There is no delay or dither on this; we are working practically and pragmatically with our overseas territories. As I said to the noble Lord, Lord Wallace, we are working both in partnership and overseeing as part of our offering of global Britain. It is an important partnership, and we respect their rights to legislate locally on key issues, but at the same time they need to be held to account where there are issues of corruption and criminality.

My Lords, if the partnership is so productive, why is it taking five years to implement the responsibility contained in the statute of 2018? What does the Minister think the miscreants have been doing during the five years?

My Lords, at the risk of repeating myself, they are working to a timetable. For example, Tristan de Cunha, the main export of which is lobsters, is still required under legislation to have a public register; in that particular instance, and for a range of other overseas territories, we are providing direct technical support, working through both the FCDO and the Treasury, and where assistance is needed we are providing it. The bigger territories, as I have said, are actively consulting with industry to ensure that they get their partnerships right and the registers are established in line with the timetable that I have already indicated.

My Lords, the UK has legal and moral responsibility for good governance of OTs and Crown dependencies. With that in mind, can the Minister assure the House that the register of beneficial ownership of companies in the BVI and in other territories will at least match the transparency standards applicable in the UK, and that they will all be publicly available?

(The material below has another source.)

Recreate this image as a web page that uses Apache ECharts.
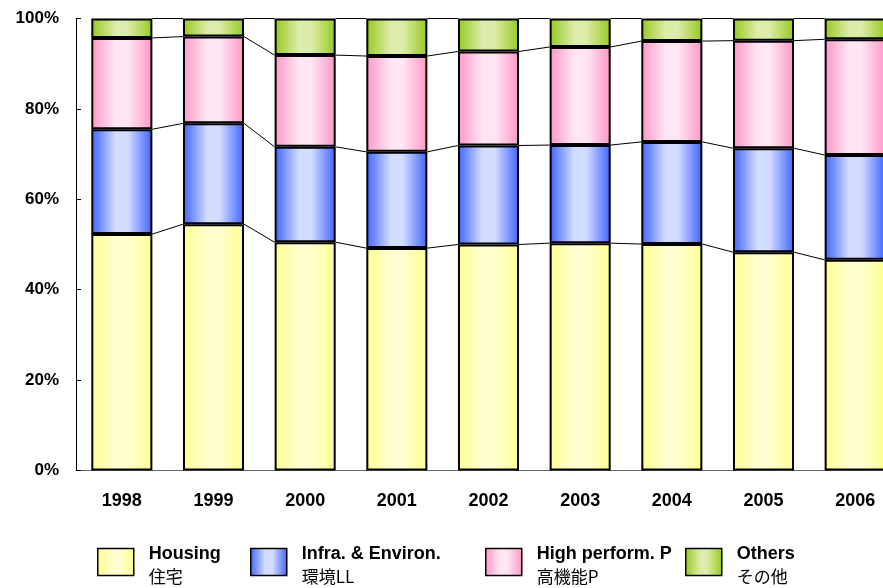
<!DOCTYPE html>
<html>
<head>
<meta charset="utf-8">
<script src="https://cdn.jsdelivr.net/npm/echarts@6/dist/echarts.min.js"></script>
<style>html,body{margin:0;padding:0;background:#fff;overflow:hidden}#c{width:901px;height:588px}</style>
</head>
<body>
<div id="c"></div>
<script>
const categories = ['1998','1999','2000','2001','2002','2003','2004','2005','2006'];
const housing = [52.3, 54.5, 50.5, 49.2, 50.0, 50.3, 50.1, 48.3, 46.6];
const infra   = [23.2, 22.3, 21.1, 21.3, 21.9, 21.7, 22.6, 23.0, 23.2];
const highP   = [20.2, 19.2, 20.3, 21.2, 20.8, 21.7, 22.3, 23.8, 25.6];
const others  = [4.3, 4.0, 8.1, 8.3, 7.3, 6.3, 5.0, 4.9, 4.6];
const yTicks = ['0%','20%','40%','60%','80%','100%'];
const seriesNames = ['Housing\n住宅', 'Infra. & Environ.\n環境LL', 'High perform. P\n高機能P', 'Others\nその他'];

const latin = '"Liberation Sans", Arial, sans-serif';
const cjk = '"Noto Sans CJK JP", sans-serif';

function grad(dark, light) {
  return new echarts.graphic.LinearGradient(0, 0, 1, 0, [
    {offset: 0, color: dark},
    {offset: 0.4, color: light},
    {offset: 0.6, color: light},
    {offset: 1, color: dark}
  ]);
}
const fills = [
  grad('#ffff90', '#ffffd0'),
  grad('#3f63ff', '#d2dcff'),
  grad('#ff96c8', '#ffe6f2'),
  grad('#96c81e', '#dcecaa')
];
const allData = [housing, infra, highP, others];

// cumulative boundaries for connector lines
const connectors = [];
for (let i = 0; i < categories.length - 1; i++) {
  let c1 = 0, c2 = 0;
  for (let s = 0; s < allData.length; s++) {
    c1 += allData[s][i];
    c2 += allData[s][i + 1];
    connectors.push([i, Math.min(c1, 100), Math.min(c2, 100)]);
  }
}

const BAR_RATIO = 0.666;

const series = seriesNames.map((n, s) => ({
  name: n,
  type: 'bar',
  stack: 'total',
  barWidth: (BAR_RATIO * 100) + '%',
  data: allData[s],
  itemStyle: {color: fills[s], borderColor: '#000', borderWidth: 2},
  emphasis: {disabled: true},
  z: 3
}));
series.push({
  type: 'custom',
  name: 'conn',
  data: connectors,
  z: 2,
  silent: true,
  clip: false,
  renderItem: function (params, api) {
    const i = api.value(0);
    const p1 = api.coord([i, api.value(1)]);
    const p2 = api.coord([i + 1, api.value(2)]);
    const half = api.size([1, 0])[0] * BAR_RATIO / 2;
    return {
      type: 'line',
      shape: {x1: p1[0] + half, y1: p1[1], x2: p2[0] - half, y2: p2[1]},
      style: {stroke: '#000', lineWidth: 1}
    };
  }
});

const legendLefts = [97, 250, 485, 685];
const legends = seriesNames.map((n, s) => ({
  data: [n],
  left: legendLefts[s],
  top: 545,
  padding: 0,
  icon: 'rect',
  itemWidth: 36,
  itemHeight: 27,
  selectedMode: false,
  itemStyle: {borderColor: '#000', borderWidth: 1.5},
  formatter: function (name) {
    const parts = name.split('\n');
    return '{a|' + parts[0] + '}\n{b|' + parts[1] + '}';
  },
  textStyle: {
    padding: [7, 0, 0, 10],
    rich: {
      a: {fontFamily: latin, fontWeight: 'bold', fontSize: 18, color: '#000', lineHeight: 23},
      b: {fontFamily: cjk, fontSize: 17, color: '#000', lineHeight: 23}
    }
  }
}));

const chart = echarts.init(document.getElementById('c'), null, {renderer: 'canvas'});
chart.setOption({
  animation: false,
  backgroundColor: '#fff',
  grid: {left: 76, top: 18.5, right: 0, bottom: 117.5, containLabel: false},
  xAxis: {
    type: 'category',
    data: categories,
    boundaryGap: true,
    axisLine: {lineStyle: {color: '#666', width: 1}},
    axisTick: {inside: true, length: 5, lineStyle: {color: '#666'}},
    axisLabel: {margin: 22, fontFamily: latin, fontWeight: 'bold', fontSize: 18, color: '#000'}
  },
  yAxis: {
    type: 'value',
    min: 0, max: 100, interval: 20,
    axisLine: {show: true, lineStyle: {color: '#000', width: 1}},
    axisTick: {show: true, inside: true, length: 5, lineStyle: {color: '#000'}},
    splitLine: {show: false},
    axisLabel: {
      margin: 17, fontFamily: latin, fontWeight: 'bold', fontSize: 17, color: '#000',
      formatter: function (v) { return yTicks[Math.round(v / 20)]; }
    }
  },
  legend: legends,
  series: series
});
</script>
</body>
</html>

That is exactly the standard we are working to with the overseas territories. We are also working to ensure that these are verifiable registers. As we see further legislation coming on increasing the robustness of the UK register, we will also apply the key principles. I agree with the noble Lord: we have a moral responsibility for good governance in the overseas territories and to ensure strong partnerships with our overseas territories’ Governments.